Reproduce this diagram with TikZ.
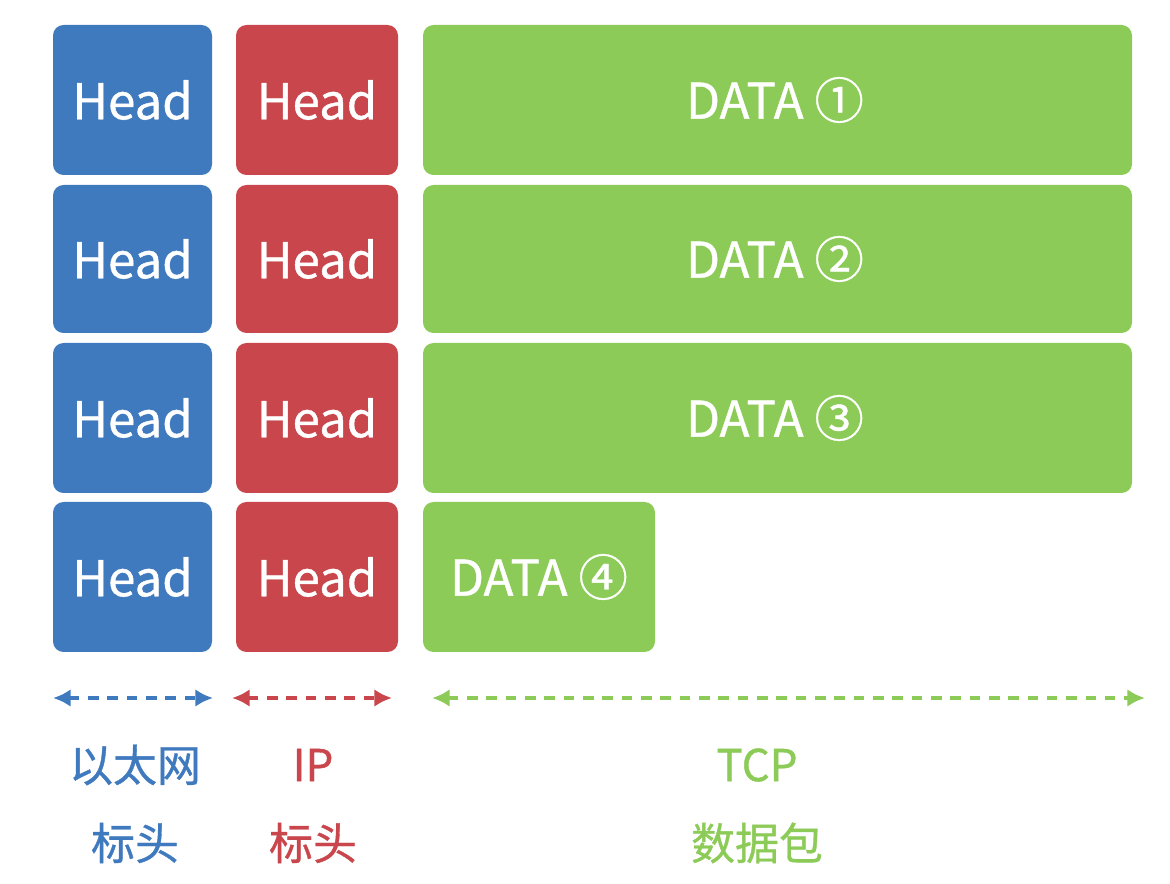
\documentclass[tikz,border=0pt]{standalone}
\usepackage{fontspec}
\setmainfont{Noto Sans CJK SC}[FakeBold=0.8,AutoFakeBold=0.8]
\newfontfamily\medfont{Noto Sans CJK SC}[FakeBold=0.8]
\usetikzlibrary{arrows.meta}
\definecolor{cb}{HTML}{3F79BE}
\definecolor{cr}{HTML}{C8464C}
\definecolor{cg}{HTML}{8DCB58}
\begin{document}
\begin{tikzpicture}[x=0.02cm,y=-0.02cm,
  pbox/.style={text=white,font=\medfont\fontsize{28}{32}\selectfont},
  lbl/.style={font=\medfont\fontsize{25}{28}\selectfont},
  span/.style={dashed,line width=2pt,dash pattern=on 6pt off 5pt,{Latex[length=10pt,width=10pt]}-{Latex[length=10pt,width=10pt]}}]
\useasboundingbox (0,0) rectangle (1170,884);
\foreach \t/\b [count=\i] in {25/175,185/333,343/493,502/652}{
  \fill[cb,rounded corners=6pt] (53,\t) rectangle (212,\b);
  \node[pbox] (e\i) at (132.5,{(\t+\b)/2}) {Head};
  \fill[cr,rounded corners=6pt] (236,\t) rectangle (398,\b);
  \node[pbox] (p\i) at (317,{(\t+\b)/2}) {Head};
}
\foreach \t/\b/\n [count=\i] in {25/175/①,185/333/②,343/493/③}{
  \fill[cg,rounded corners=6pt] (423,\t) rectangle (1132,\b);
  \node[pbox] (d\i) at (775,{(\t+\b)/2}) {DATA \n};
}
\fill[cg,rounded corners=6pt] (423,502) rectangle (655,652);
\node[pbox] (d4) at (539,577) {DATA ④};
\coordinate (a1) at (53,698); \coordinate (a2) at (213,698);
\coordinate (b1) at (232,698); \coordinate (b2) at (392,698);
\coordinate (c1) at (432,698); \coordinate (c2) at (1145,698);
\draw[span,cb] (a1) -- (a2);
\draw[span,cr] (b1) -- (b2);
\draw[span,cg] (c1) -- (c2);
\node[lbl,text=cb] (l1) at (135,765) {以太网};
\node[lbl,text=cb] (l2) at (135,843) {标头};
\node[lbl,text=cr] (l3) at (313,765) {IP};
\node[lbl,text=cr] (l4) at (313,843) {标头};
\node[lbl,text=cg] (l5) at (757,765) {TCP};
\node[lbl,text=cg] (l6) at (757,843) {数据包};
\end{tikzpicture}
\end{document}
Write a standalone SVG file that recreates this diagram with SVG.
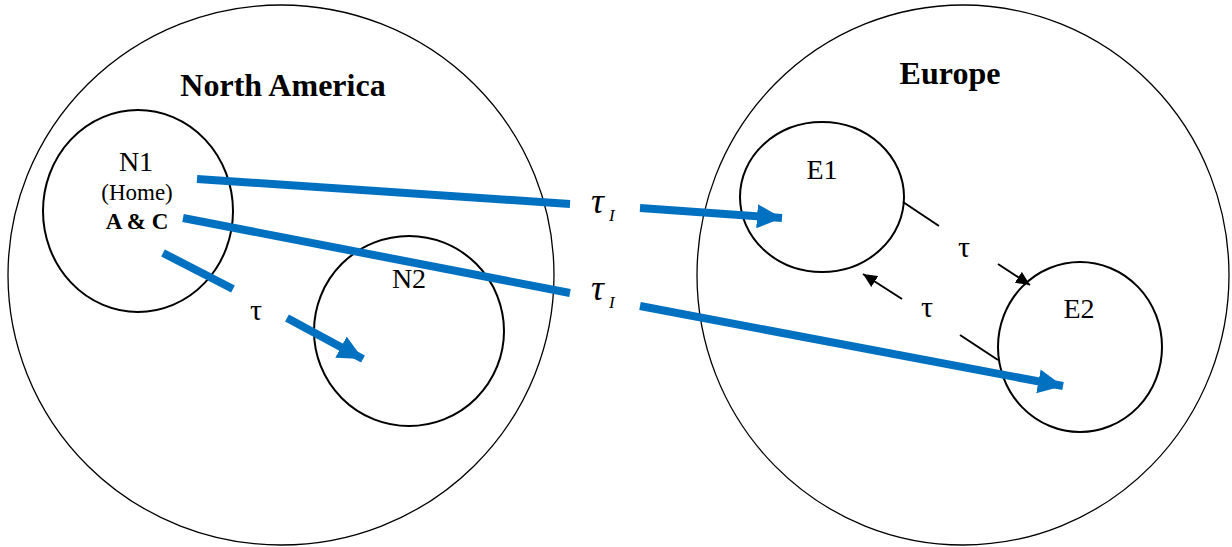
<svg xmlns="http://www.w3.org/2000/svg" width="1232" height="547" viewBox="0 0 1232 547">
<defs>
<style>
.reg{fill:none;stroke:#000;stroke-width:1.3}
.sub{fill:none;stroke:#000;stroke-width:2}
.blue{stroke:#0070C0;stroke-width:8;fill:none}
.blk{stroke:#000;stroke-width:2;fill:none}
text{font-family:"Liberation Serif","Times New Roman",serif;fill:#000}
.title{font-size:32px;font-weight:bold;text-anchor:middle}
.lab{font-size:28px;text-anchor:middle}
.tau{font-size:30px;text-anchor:middle}
.taui{font-size:36px;font-style:italic}
.si{font-size:17px;font-style:italic}
</style>
<marker id="bh" markerUnits="userSpaceOnUse" markerWidth="26" markerHeight="24" refX="25" refY="12" orient="auto">
<path d="M0,0 L25,12 L0,24 Z" fill="#0070C0"/>
</marker>
<marker id="kh" markerUnits="userSpaceOnUse" markerWidth="15" markerHeight="13" refX="14" refY="6.5" orient="auto">
<path d="M0,0 L14,6.5 L0,13 Z" fill="#000"/>
</marker>
</defs>
<g id="north-america">
<ellipse class="reg" cx="281" cy="275" rx="273" ry="270"/>
<text class="title" x="283" y="96">North America</text>
</g>
<g id="europe">
<ellipse class="reg" cx="963" cy="275" rx="266" ry="270"/>
<text class="title" x="950" y="84">Europe</text>
</g>
<g id="n1">
<ellipse class="sub" cx="138" cy="211" rx="95" ry="101"/>
<text class="lab" x="136" y="171">N1</text>
<text x="137" y="200" style="font-size:23px;text-anchor:middle">(Home)</text>
<text x="137" y="229" style="font-size:23px;font-weight:bold;text-anchor:middle">A &amp; C</text>
</g>
<g id="n2">
<circle class="sub" cx="409" cy="331" r="95"/>
<text class="lab" x="409" y="288">N2</text>
</g>
<g id="e1">
<ellipse class="sub" cx="822" cy="197" rx="82" ry="75"/>
<text class="lab" x="822" y="179">E1</text>
</g>
<g id="e2">
<ellipse class="sub" cx="1080" cy="347" rx="82" ry="85"/>
<text class="lab" x="1079" y="318">E2</text>
</g>
<g id="connectors">
<line class="blue" x1="197" y1="179" x2="570" y2="204"/>
<line class="blue" x1="640" y1="208" x2="782" y2="218" marker-end="url(#bh)"/>
<line class="blue" x1="183" y1="218" x2="570" y2="293"/>
<line class="blue" x1="640" y1="306" x2="1063" y2="386" marker-end="url(#bh)"/>
<line class="blue" x1="163" y1="253" x2="233" y2="289"/>
<line class="blue" x1="287" y1="318" x2="363" y2="359" marker-end="url(#bh)"/>
<line class="blk" x1="903" y1="202" x2="939" y2="226"/>
<line class="blk" x1="998" y1="264" x2="1030" y2="285" marker-end="url(#kh)"/>
<line class="blk" x1="998" y1="360" x2="960" y2="335"/>
<line class="blk" x1="902" y1="299" x2="863" y2="274" marker-end="url(#kh)"/>
<text class="taui" x="591" y="213">τ</text>
<text class="si" x="609" y="221">I</text>
<text class="taui" x="591" y="300">τ</text>
<text class="si" x="609" y="308">I</text>
<text class="tau" x="256" y="320">τ</text>
<text class="tau" x="964" y="257">τ</text>
<text class="tau" x="927" y="317">τ</text>
</g>
</svg>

----

• _Exercise description_: Give every line above again exactly, with no pictures.

• _Exercise output_:
Reproduce this diagram with TikZ.
\documentclass[tikz,border=0pt]{standalone}
\usepackage{fontspec}
\setmainfont{Noto Sans CJK SC}[FakeBold=0.8,AutoFakeBold=0.8]
\newfontfamily\medfont{Noto Sans CJK SC}[FakeBold=0.8]
\usetikzlibrary{arrows.meta}
\definecolor{cb}{HTML}{3F79BE}
\definecolor{cr}{HTML}{C8464C}
\definecolor{cg}{HTML}{8DCB58}
\begin{document}
\begin{tikzpicture}[x=0.02cm,y=-0.02cm,
  pbox/.style={text=white,font=\medfont\fontsize{28}{32}\selectfont},
  lbl/.style={font=\medfont\fontsize{25}{28}\selectfont},
  span/.style={dashed,line width=2pt,dash pattern=on 6pt off 5pt,{Latex[length=10pt,width=10pt]}-{Latex[length=10pt,width=10pt]}}]
\useasboundingbox (0,0) rectangle (1170,884);
\foreach \t/\b [count=\i] in {25/175,185/333,343/493,502/652}{
  \fill[cb,rounded corners=6pt] (53,\t) rectangle (212,\b);
  \node[pbox] (e\i) at (132.5,{(\t+\b)/2}) {Head};
  \fill[cr,rounded corners=6pt] (236,\t) rectangle (398,\b);
  \node[pbox] (p\i) at (317,{(\t+\b)/2}) {Head};
}
\foreach \t/\b/\n [count=\i] in {25/175/①,185/333/②,343/493/③}{
  \fill[cg,rounded corners=6pt] (423,\t) rectangle (1132,\b);
  \node[pbox] (d\i) at (775,{(\t+\b)/2}) {DATA \n};
}
\fill[cg,rounded corners=6pt] (423,502) rectangle (655,652);
\node[pbox] (d4) at (539,577) {DATA ④};
\coordinate (a1) at (53,698); \coordinate (a2) at (213,698);
\coordinate (b1) at (232,698); \coordinate (b2) at (392,698);
\coordinate (c1) at (432,698); \coordinate (c2) at (1145,698);
\draw[span,cb] (a1) -- (a2);
\draw[span,cr] (b1) -- (b2);
\draw[span,cg] (c1) -- (c2);
\node[lbl,text=cb] (l1) at (135,765) {以太网};
\node[lbl,text=cb] (l2) at (135,843) {标头};
\node[lbl,text=cr] (l3) at (313,765) {IP};
\node[lbl,text=cr] (l4) at (313,843) {标头};
\node[lbl,text=cg] (l5) at (757,765) {TCP};
\node[lbl,text=cg] (l6) at (757,843) {数据包};
\end{tikzpicture}
\end{document}
Write a standalone SVG file that recreates this diagram with SVG.
<svg xmlns="http://www.w3.org/2000/svg" width="1232" height="547" viewBox="0 0 1232 547">
<defs>
<style>
.reg{fill:none;stroke:#000;stroke-width:1.3}
.sub{fill:none;stroke:#000;stroke-width:2}
.blue{stroke:#0070C0;stroke-width:8;fill:none}
.blk{stroke:#000;stroke-width:2;fill:none}
text{font-family:"Liberation Serif","Times New Roman",serif;fill:#000}
.title{font-size:32px;font-weight:bold;text-anchor:middle}
.lab{font-size:28px;text-anchor:middle}
.tau{font-size:30px;text-anchor:middle}
.taui{font-size:36px;font-style:italic}
.si{font-size:17px;font-style:italic}
</style>
<marker id="bh" markerUnits="userSpaceOnUse" markerWidth="26" markerHeight="24" refX="25" refY="12" orient="auto">
<path d="M0,0 L25,12 L0,24 Z" fill="#0070C0"/>
</marker>
<marker id="kh" markerUnits="userSpaceOnUse" markerWidth="15" markerHeight="13" refX="14" refY="6.5" orient="auto">
<path d="M0,0 L14,6.5 L0,13 Z" fill="#000"/>
</marker>
</defs>
<g id="north-america">
<ellipse class="reg" cx="281" cy="275" rx="273" ry="270"/>
<text class="title" x="283" y="96">North America</text>
</g>
<g id="europe">
<ellipse class="reg" cx="963" cy="275" rx="266" ry="270"/>
<text class="title" x="950" y="84">Europe</text>
</g>
<g id="n1">
<ellipse class="sub" cx="138" cy="211" rx="95" ry="101"/>
<text class="lab" x="136" y="171">N1</text>
<text x="137" y="200" style="font-size:23px;text-anchor:middle">(Home)</text>
<text x="137" y="229" style="font-size:23px;font-weight:bold;text-anchor:middle">A &amp; C</text>
</g>
<g id="n2">
<circle class="sub" cx="409" cy="331" r="95"/>
<text class="lab" x="409" y="288">N2</text>
</g>
<g id="e1">
<ellipse class="sub" cx="822" cy="197" rx="82" ry="75"/>
<text class="lab" x="822" y="179">E1</text>
</g>
<g id="e2">
<ellipse class="sub" cx="1080" cy="347" rx="82" ry="85"/>
<text class="lab" x="1079" y="318">E2</text>
</g>
<g id="connectors">
<line class="blue" x1="197" y1="179" x2="570" y2="204"/>
<line class="blue" x1="640" y1="208" x2="782" y2="218" marker-end="url(#bh)"/>
<line class="blue" x1="183" y1="218" x2="570" y2="293"/>
<line class="blue" x1="640" y1="306" x2="1063" y2="386" marker-end="url(#bh)"/>
<line class="blue" x1="163" y1="253" x2="233" y2="289"/>
<line class="blue" x1="287" y1="318" x2="363" y2="359" marker-end="url(#bh)"/>
<line class="blk" x1="903" y1="202" x2="939" y2="226"/>
<line class="blk" x1="998" y1="264" x2="1030" y2="285" marker-end="url(#kh)"/>
<line class="blk" x1="998" y1="360" x2="960" y2="335"/>
<line class="blk" x1="902" y1="299" x2="863" y2="274" marker-end="url(#kh)"/>
<text class="taui" x="591" y="213">τ</text>
<text class="si" x="609" y="221">I</text>
<text class="taui" x="591" y="300">τ</text>
<text class="si" x="609" y="308">I</text>
<text class="tau" x="256" y="320">τ</text>
<text class="tau" x="964" y="257">τ</text>
<text class="tau" x="927" y="317">τ</text>
</g>
</svg>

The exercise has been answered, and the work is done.